With these features, the S also can out point (sail closer to the wind), most modern boats, expect those designed specifically for racing.
They are also beautiful boats, with Eastern white Cedar over tapered oak frames. The owners could choose from Oak, Teak, or Mahogany for the wood trim, including the signature Herreshoff ‘Molded Sheerstrake’ (The topmost plank meeting the deck), which is left varnished, never painted, and is striking.
They have a small cuddy cabin, and the design showed an option for a bigger cabin for light cruising, although it seems maybe only one of these were built.

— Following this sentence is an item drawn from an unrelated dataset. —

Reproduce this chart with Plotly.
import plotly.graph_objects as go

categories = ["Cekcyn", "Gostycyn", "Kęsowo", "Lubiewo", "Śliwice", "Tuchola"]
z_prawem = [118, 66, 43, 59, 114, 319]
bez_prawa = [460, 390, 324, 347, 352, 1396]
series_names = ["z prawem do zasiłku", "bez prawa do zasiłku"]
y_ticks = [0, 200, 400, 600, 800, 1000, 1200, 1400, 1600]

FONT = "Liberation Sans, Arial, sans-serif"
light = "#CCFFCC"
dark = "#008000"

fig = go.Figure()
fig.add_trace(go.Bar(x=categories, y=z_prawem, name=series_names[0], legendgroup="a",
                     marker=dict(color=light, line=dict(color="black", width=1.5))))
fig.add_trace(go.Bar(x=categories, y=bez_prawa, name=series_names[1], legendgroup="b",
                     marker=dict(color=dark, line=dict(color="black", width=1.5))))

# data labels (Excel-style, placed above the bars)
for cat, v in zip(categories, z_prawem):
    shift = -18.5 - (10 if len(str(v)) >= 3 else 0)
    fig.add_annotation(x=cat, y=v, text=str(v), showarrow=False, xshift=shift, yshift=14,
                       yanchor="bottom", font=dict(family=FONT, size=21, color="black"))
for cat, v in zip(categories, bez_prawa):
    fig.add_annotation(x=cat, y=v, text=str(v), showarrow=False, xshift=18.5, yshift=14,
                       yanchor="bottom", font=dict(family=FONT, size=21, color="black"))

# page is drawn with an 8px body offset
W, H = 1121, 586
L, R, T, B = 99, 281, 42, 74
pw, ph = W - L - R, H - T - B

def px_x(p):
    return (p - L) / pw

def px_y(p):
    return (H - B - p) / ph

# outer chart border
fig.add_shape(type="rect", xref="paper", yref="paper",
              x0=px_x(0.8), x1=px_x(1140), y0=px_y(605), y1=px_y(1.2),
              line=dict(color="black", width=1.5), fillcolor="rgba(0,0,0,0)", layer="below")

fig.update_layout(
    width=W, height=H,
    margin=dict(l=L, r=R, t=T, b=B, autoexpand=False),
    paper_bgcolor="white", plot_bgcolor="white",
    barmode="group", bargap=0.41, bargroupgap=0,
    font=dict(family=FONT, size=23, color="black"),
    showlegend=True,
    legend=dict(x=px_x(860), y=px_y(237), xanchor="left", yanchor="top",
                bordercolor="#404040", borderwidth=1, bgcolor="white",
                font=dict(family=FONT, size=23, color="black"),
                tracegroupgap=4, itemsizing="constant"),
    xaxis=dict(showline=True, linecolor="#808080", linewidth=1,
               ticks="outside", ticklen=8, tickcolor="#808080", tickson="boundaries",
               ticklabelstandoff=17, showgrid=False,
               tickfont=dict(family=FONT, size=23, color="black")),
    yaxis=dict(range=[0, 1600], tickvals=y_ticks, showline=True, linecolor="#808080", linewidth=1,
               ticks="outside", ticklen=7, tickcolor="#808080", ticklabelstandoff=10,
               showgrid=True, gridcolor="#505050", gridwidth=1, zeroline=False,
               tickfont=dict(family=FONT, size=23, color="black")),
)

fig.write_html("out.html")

In the summer of 2019, we will celebrate the centennial of the design with regattas in Larchmont, NY, Newport, RI and the Herreshoff Museum in Bristol, RI. There will likely be close to 30 boats on the line to race! Making this one of the largest races of classic one-design boats ever, not to mention a 100-year-old design! There are still 3 fleets of “S” Boats who race actively as a one-design. One in the western Long Island Sound, one in Narragansett Bay around Newport Rhode Island, and one in Quissett Massachusetts. And several race in mixed fleets on a handicap basis (PHRF around 210 depending on area). We have located over 67 of the original 100+ boats!

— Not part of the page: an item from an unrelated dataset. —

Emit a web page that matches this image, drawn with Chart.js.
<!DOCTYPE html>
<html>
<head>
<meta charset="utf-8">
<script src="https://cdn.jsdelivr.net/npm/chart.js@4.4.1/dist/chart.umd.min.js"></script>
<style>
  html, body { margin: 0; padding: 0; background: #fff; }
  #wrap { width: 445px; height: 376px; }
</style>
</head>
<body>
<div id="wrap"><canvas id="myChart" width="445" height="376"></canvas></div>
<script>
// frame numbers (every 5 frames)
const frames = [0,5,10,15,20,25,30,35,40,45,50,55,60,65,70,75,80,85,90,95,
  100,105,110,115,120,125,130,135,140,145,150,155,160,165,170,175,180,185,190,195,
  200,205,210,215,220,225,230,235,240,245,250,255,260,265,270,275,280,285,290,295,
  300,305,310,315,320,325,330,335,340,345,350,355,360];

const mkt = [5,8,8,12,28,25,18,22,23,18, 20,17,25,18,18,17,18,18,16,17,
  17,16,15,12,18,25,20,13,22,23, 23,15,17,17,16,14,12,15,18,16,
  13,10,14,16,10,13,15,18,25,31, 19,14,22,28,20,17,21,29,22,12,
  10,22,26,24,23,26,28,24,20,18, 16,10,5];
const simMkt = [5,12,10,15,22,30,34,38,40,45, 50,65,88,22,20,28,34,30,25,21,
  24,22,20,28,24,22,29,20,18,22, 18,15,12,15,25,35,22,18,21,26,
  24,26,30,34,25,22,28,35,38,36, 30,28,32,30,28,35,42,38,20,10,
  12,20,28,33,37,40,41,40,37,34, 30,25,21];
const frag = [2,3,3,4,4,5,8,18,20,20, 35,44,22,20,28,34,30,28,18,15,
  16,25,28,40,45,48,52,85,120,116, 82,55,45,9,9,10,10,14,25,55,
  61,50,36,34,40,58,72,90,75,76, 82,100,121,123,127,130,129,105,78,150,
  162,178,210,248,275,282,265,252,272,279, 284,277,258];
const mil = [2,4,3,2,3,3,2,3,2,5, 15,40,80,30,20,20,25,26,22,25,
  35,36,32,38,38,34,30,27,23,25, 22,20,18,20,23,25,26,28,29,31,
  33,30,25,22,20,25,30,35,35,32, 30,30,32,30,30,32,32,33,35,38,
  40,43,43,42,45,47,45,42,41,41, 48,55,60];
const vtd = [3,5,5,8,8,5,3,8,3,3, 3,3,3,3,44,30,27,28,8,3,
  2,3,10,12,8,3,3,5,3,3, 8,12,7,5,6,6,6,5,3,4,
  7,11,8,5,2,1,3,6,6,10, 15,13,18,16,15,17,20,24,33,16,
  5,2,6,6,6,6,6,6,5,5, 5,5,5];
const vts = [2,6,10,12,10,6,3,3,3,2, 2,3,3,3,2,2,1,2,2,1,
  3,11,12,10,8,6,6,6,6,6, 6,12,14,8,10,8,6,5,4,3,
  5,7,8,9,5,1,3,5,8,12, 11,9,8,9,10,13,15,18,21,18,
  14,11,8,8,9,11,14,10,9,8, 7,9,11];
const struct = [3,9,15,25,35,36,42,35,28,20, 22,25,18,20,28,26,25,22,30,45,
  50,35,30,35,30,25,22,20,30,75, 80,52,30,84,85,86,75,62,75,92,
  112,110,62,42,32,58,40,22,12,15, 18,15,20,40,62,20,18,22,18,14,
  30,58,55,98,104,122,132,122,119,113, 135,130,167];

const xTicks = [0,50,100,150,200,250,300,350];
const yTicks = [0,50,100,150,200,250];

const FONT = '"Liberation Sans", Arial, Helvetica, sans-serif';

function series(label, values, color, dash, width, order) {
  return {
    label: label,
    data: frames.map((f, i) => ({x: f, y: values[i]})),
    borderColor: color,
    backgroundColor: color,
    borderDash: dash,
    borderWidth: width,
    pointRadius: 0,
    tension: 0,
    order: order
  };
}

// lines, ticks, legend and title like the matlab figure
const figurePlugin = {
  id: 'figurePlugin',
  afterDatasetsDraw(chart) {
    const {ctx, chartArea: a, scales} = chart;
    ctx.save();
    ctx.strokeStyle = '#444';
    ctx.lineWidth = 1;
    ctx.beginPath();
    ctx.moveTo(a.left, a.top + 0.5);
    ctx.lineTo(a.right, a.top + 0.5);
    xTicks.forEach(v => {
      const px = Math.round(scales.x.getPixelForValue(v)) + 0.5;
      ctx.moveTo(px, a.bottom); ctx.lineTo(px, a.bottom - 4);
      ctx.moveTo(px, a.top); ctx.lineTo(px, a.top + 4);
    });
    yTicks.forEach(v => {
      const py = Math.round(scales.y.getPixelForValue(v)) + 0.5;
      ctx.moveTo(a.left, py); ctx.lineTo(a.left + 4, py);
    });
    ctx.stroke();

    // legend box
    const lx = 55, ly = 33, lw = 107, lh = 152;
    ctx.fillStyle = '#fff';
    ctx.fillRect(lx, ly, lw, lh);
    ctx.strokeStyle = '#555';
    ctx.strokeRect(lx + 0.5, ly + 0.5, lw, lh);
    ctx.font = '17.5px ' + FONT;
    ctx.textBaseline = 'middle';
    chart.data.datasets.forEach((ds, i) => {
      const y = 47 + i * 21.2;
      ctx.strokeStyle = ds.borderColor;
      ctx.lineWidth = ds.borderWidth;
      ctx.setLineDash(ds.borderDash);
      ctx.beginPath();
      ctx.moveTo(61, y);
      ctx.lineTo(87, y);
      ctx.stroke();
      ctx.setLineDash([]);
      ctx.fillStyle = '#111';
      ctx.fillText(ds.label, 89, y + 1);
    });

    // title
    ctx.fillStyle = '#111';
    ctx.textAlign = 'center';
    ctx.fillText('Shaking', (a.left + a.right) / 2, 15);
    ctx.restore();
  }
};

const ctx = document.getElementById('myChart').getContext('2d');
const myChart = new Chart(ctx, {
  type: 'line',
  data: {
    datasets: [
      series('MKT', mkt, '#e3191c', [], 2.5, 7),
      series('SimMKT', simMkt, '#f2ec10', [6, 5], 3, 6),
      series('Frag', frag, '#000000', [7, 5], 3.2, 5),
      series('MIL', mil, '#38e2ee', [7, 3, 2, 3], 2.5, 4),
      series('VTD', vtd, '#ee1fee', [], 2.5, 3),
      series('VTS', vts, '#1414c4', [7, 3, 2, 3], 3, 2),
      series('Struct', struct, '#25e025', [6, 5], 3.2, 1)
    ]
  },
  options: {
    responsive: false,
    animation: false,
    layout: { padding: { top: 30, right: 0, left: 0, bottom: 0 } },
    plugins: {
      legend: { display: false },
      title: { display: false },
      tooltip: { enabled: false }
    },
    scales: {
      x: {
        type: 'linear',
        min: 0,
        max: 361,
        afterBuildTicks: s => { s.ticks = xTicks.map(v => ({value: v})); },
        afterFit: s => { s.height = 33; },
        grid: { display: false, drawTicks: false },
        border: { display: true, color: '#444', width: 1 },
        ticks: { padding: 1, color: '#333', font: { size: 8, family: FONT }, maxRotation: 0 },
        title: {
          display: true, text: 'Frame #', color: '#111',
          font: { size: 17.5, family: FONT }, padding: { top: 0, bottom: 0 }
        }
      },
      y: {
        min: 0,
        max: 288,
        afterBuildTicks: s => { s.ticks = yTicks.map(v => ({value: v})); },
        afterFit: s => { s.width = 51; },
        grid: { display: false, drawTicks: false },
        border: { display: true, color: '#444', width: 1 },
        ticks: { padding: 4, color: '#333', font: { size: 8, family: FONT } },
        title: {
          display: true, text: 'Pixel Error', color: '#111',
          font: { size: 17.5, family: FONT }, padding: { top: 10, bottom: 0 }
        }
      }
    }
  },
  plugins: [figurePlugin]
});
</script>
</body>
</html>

There are always a few of these boats available for sale. Some in excellent shape, such as those restored by IYRS, the International Yacht Restoration School in Newport RI. (which restored mine, ‘Clara J’) and other classic wooden boat shops, such as Bristol Boat, Baltic Boatworks, East Passage Boatrights, and Wooden Boatworks. And there are always a few in need of a new caretaker! (We don’t really own our boats… most of us see ourselves as caretakers of a piece of history).
So, come on out during 2019 to watch (or even crew) some of the classic races we have planned!